Почему богословы Запада последовали за Тертуллианом? Почему так заворожил их воображение текст Исайи? Разумеется, вплоть до конца двадцатого столетия тексты Писания считались на Западе как бы непосредственно продиктованными Самим Богом. Лишь постепенно и мучительно экзегеты и учители начали признавать, что богодухновенность Писания предполагает куда более сложные механизмы. На Востоке богословы поняли это уже в III в., со времен Оригена. К тому же Церковь на Западе огульно осуждала все медиумические явления, не отдавая себе отчета в том, насколько сложны могут быть явления ясновидения. Поэтому этот текст Исайи и рассматривался ими как абсолютная истина. Для них этот текст был продиктован Богом и то, что он целиком относится ко Христу, казалось им очевидным.
Но почему же оказалась ими забыта притча о блудном сыне?
Почему этот текст Исайи не привел богословов Востока к тем же выводам? Во-первых, видимо, потому, что они лучше учитывали его контекст. Библеисты группируют ряд стихов пророка Исайи в четыре отдельные песни, так называемые «Песни Служителя»: Ис 42.1-9; 49.1-6; и 52.13 – 53.12. Речь в этих песнях идет явно не о Христе, и не о Мессии, а о таинственном персонаже, призванном восстановить на земле справедливость. «Вот, предсказано прежде сбылось, и новое Я возвещу; прежде нежели оно произойдет, Я возвещу вам», – говорит Яхве.[119]

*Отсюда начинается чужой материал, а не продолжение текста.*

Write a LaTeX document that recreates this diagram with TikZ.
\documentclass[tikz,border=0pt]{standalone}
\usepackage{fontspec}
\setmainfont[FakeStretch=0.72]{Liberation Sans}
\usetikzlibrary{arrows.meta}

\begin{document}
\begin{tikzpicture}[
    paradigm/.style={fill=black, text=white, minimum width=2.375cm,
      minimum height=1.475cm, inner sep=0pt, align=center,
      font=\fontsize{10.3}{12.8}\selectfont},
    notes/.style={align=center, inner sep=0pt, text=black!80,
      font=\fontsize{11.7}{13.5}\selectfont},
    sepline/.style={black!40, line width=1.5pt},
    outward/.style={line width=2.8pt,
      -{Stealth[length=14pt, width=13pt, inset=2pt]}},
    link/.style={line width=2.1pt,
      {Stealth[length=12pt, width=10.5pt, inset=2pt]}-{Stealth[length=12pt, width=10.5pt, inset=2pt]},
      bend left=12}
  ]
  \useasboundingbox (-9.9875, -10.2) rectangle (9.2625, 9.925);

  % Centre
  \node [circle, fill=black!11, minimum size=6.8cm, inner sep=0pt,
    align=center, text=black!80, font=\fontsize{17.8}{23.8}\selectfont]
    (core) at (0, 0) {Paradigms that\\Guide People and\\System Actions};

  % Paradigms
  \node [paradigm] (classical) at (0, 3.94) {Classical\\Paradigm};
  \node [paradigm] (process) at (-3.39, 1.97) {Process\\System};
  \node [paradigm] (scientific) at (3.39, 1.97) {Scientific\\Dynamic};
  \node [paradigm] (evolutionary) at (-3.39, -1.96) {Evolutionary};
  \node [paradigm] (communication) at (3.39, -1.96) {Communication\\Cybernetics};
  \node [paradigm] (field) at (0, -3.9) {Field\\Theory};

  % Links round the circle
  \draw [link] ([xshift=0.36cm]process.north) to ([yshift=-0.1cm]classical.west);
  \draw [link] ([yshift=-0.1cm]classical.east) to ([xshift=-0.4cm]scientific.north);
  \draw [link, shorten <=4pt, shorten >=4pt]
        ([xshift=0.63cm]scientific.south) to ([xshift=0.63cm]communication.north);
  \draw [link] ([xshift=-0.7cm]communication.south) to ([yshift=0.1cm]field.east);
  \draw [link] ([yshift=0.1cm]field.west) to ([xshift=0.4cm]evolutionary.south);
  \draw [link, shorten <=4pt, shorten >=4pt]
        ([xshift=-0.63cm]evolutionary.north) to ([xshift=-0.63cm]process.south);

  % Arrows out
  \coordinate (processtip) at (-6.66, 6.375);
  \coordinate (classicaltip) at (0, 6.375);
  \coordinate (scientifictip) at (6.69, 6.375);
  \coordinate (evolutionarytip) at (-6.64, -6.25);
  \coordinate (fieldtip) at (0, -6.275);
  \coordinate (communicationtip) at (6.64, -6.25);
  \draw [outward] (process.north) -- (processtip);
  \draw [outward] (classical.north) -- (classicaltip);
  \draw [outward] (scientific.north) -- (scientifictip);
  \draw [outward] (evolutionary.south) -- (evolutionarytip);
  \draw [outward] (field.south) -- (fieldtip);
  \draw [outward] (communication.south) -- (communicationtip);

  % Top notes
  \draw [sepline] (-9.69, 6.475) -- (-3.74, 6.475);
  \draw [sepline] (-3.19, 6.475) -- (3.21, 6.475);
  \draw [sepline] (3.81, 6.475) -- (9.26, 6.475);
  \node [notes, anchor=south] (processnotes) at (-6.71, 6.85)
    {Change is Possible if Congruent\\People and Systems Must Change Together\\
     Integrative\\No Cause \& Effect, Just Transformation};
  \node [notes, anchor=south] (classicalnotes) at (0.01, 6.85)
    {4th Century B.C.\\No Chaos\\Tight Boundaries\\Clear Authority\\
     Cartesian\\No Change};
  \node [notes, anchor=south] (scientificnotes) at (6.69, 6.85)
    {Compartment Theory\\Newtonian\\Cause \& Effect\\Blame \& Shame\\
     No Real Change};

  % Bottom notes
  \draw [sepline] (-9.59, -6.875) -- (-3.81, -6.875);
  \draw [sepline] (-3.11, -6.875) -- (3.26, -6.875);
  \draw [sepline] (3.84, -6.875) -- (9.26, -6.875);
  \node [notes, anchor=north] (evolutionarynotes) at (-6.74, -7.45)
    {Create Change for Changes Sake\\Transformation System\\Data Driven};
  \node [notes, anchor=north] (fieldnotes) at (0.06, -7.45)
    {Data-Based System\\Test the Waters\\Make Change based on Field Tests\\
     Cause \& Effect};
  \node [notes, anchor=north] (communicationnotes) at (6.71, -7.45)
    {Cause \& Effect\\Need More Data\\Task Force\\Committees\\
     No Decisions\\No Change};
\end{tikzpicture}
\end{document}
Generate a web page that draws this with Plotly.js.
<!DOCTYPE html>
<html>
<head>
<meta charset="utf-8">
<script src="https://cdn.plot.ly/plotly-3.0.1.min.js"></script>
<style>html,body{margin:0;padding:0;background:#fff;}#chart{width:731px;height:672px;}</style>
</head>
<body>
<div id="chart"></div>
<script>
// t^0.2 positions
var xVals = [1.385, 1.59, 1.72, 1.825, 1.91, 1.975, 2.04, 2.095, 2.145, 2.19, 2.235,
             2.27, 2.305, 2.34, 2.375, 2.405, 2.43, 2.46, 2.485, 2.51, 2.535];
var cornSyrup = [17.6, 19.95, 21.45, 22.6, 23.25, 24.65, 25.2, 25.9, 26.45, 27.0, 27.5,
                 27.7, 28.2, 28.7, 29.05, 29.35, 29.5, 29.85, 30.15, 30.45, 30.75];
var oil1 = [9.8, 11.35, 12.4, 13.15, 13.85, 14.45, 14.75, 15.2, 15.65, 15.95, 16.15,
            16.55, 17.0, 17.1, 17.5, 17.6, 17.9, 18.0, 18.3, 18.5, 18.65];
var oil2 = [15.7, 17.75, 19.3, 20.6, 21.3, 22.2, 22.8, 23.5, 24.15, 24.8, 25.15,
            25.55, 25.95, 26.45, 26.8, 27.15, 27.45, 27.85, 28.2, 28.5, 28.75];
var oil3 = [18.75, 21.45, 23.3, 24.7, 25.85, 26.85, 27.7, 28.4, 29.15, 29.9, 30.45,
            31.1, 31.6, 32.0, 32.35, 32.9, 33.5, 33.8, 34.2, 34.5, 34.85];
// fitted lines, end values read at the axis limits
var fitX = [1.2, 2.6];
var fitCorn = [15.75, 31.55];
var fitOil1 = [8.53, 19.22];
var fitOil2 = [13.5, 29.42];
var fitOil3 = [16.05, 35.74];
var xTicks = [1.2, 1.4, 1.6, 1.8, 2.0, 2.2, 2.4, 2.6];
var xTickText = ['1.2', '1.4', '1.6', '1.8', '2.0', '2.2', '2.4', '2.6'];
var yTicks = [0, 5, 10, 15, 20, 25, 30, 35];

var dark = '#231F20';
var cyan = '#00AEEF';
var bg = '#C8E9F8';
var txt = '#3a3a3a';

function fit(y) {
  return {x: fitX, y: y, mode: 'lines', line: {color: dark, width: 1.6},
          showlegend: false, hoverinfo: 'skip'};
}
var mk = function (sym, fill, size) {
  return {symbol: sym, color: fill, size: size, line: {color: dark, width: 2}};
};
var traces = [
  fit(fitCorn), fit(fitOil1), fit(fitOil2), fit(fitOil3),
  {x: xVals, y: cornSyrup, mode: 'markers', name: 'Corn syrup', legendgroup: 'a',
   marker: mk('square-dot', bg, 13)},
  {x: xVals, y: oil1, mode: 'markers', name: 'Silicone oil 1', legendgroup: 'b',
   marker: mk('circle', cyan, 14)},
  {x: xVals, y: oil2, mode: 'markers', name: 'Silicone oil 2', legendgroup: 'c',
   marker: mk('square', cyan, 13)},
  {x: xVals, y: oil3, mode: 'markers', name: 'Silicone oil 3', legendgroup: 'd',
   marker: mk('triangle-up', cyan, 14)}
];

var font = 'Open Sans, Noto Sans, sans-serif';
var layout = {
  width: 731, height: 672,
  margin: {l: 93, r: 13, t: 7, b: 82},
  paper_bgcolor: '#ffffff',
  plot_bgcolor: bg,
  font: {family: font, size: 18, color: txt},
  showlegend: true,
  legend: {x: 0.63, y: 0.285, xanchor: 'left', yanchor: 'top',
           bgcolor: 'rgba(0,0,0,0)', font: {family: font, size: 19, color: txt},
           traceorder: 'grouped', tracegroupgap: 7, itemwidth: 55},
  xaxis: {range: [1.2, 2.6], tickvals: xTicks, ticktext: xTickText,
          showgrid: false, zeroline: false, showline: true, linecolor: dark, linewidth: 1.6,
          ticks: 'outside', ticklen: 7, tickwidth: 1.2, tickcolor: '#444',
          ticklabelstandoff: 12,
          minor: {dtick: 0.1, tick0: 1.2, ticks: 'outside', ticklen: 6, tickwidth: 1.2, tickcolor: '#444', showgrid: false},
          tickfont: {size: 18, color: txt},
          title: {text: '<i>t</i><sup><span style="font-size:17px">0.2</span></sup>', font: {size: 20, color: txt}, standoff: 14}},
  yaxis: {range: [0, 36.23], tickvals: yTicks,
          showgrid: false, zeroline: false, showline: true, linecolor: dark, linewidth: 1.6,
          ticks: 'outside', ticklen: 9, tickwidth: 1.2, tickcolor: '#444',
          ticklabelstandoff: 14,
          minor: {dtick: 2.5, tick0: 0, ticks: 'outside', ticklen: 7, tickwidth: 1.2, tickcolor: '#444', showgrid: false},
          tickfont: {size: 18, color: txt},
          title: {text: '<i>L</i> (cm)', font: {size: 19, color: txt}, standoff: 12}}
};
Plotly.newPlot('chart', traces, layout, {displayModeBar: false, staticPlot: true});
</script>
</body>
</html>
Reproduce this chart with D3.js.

В третьей песне мы слышим голос служителя: «Кто хочет судиться со мною?… Кто осудит меня?» Некоторые из этих стихов действительно перекликаются с новозаветными сценами Страстей Христовых, но другие им совершенно не соответствуют. Что могло видеться пророку за семь или восемь веков до Христа? Во многих псалмах мы тоже находим слова о страдающем праведнике, чье соответствие Евангелиям порой поразительно. Возьмите хотя бы псалом 21, открывающийся теми словами, что повторил Христос на кресте: «Боже мой! Боже мой! Для чего ты оставил меня?» Вот другие, не менее поразительные слова того же псалма: «Все, видящие меня, ругаются надо мною, говорят устами, кивая головою: „он уповал на Господа, пусть избавит его, пусть спасет, если он угоден Ему!“ … Можно было бы перечесть все кости мои, … делят ризы мои между собою и об одежде моей бросают жребий». Подобные места можно найти и в других псалмах, например в шестнадцатом. Повествуя о Страстях Христовых, евангелисты подчеркивают соответствие происходящего этим текстам. Но в самих псалмах речь всегда идет об угнетенном праведнике, взывающем к Яхве о помощи, а не о страдании или испытании, взятом на себя как приношение Богу ради прощения и спасения многих! Единственным текстом, в котором подобная идея прослеживается, остаются слова пророка Исайи.Таким образом, пророчество Исайи, сыгравшее, как мы видели, решающую роль в понимании Западом механизма нашего спасения, представляет собой лишь один из целого ряда важнейших текстов, которые могут быть в той или иной степени отнесены ко Христу и, следовательно, провозвещают, прообразуют Его приход. Но никакого, абсолютно никакого повода придавать тексту Исайи решающее значение нет. Греческие отцы, во всяком случае, так не поступали. Надо признать, что в течение всего первого тысячелетия и даже несколько позже, интеллектуальное и культурное превосходство христианского Востока над Западом было подавляющим. Восточные богословы создали целую науку истолкования текстов, ничего сопоставимого с которой на Западе не было. Ориген, писатель III в., комментировал, скажем, библейский рассказ о сотворении мира так: «Какой разумный человек поверит, что первый, второй и третий дни, а равно вечер и утро, могли существовать прежде солнца, луны и звезд? Стоит ли вообще говорить об этом, если каждый может сам легко найти множество подобных вещей, о которых Писание говорит так, словно они действительно происходили, хотя, если понимать их буквально, они не могли в действительности иметь места».
И почему на протяжении столетий множество авторов, ораторов и богословов, не только не подвергали неясные места сомнению, но стремились, напротив, лишний раз подчеркнуть все ужасы выведенных из них теорий, вместо того, чтобы их хоть как-то смягчить? Червь, что завелся в этом плоде, подозрительно напоминает мне того змия, что в символическом рассказе писания ввел наших прародителей в первородный грех! Обвинение Бога в том, что Он, пусть даже ради любви к нам, потребовал от Своего сына, или просто даже принял от Него, подобную жертву, покажется, я уверен, православным верующим настоящим кощунством. Но официальное богословие западной Церкви в действительности и есть кощунство!